The First Class here refers to the earliest days of the X-Men, when telepathic father figure Professor Xavier (James McAvoy) still had hair and didn't rock a wheelchair, and mental-bending Magneto (new It-Dude Michael Fassbender) was less interested in ominous capes than designer bomber jackets and super-tight turtlenecks. The early-'60s Cold War setting does hew to the early days of the X-Men comics, but this isn’t a straight origin story so much as an excuse to roll out a bunch of young, apropos-of-nothing characters with little to do and less to say (Degrassi style!).

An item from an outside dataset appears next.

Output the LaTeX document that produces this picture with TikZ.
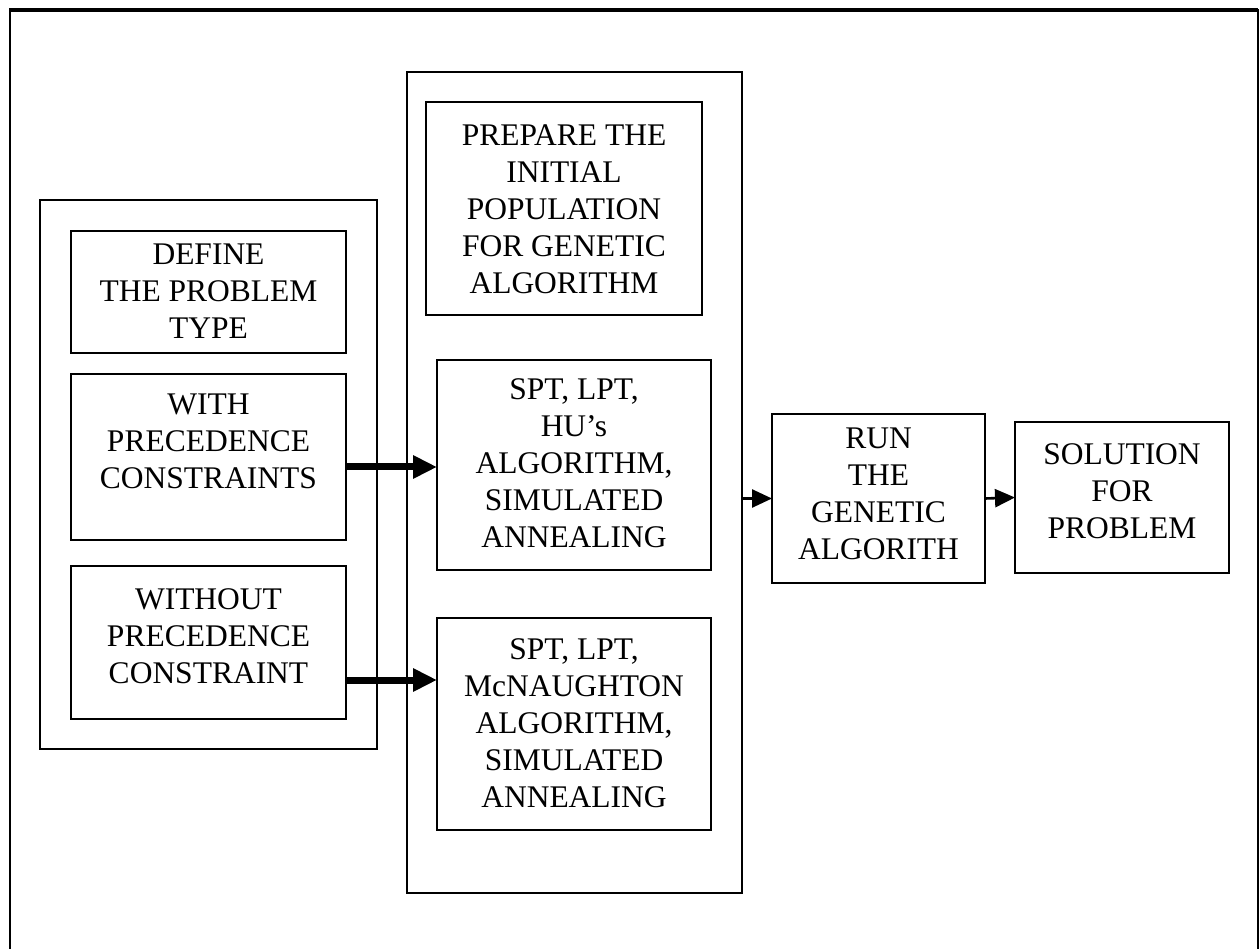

While familiar/blue faces like Mystique (Winter’s Bone’s Jennifer Lawrence) and Beast (Nicholas Hoult) are granted itty-bitty backgrounds, most of these new-to-screen mutants (Darwin? Havok? Azazel?) are fringe-y to begin with, meaning they'll only register with the most hardcore X-Men fan contingent. Vaughn lazily stews the signature personal-identity struggles that plague the mutant community with garden-variety teen angst, and not even an ultra-excessive performance by Kevin Bacon as dapper villain Sebastian Shaw can make that fun to watch.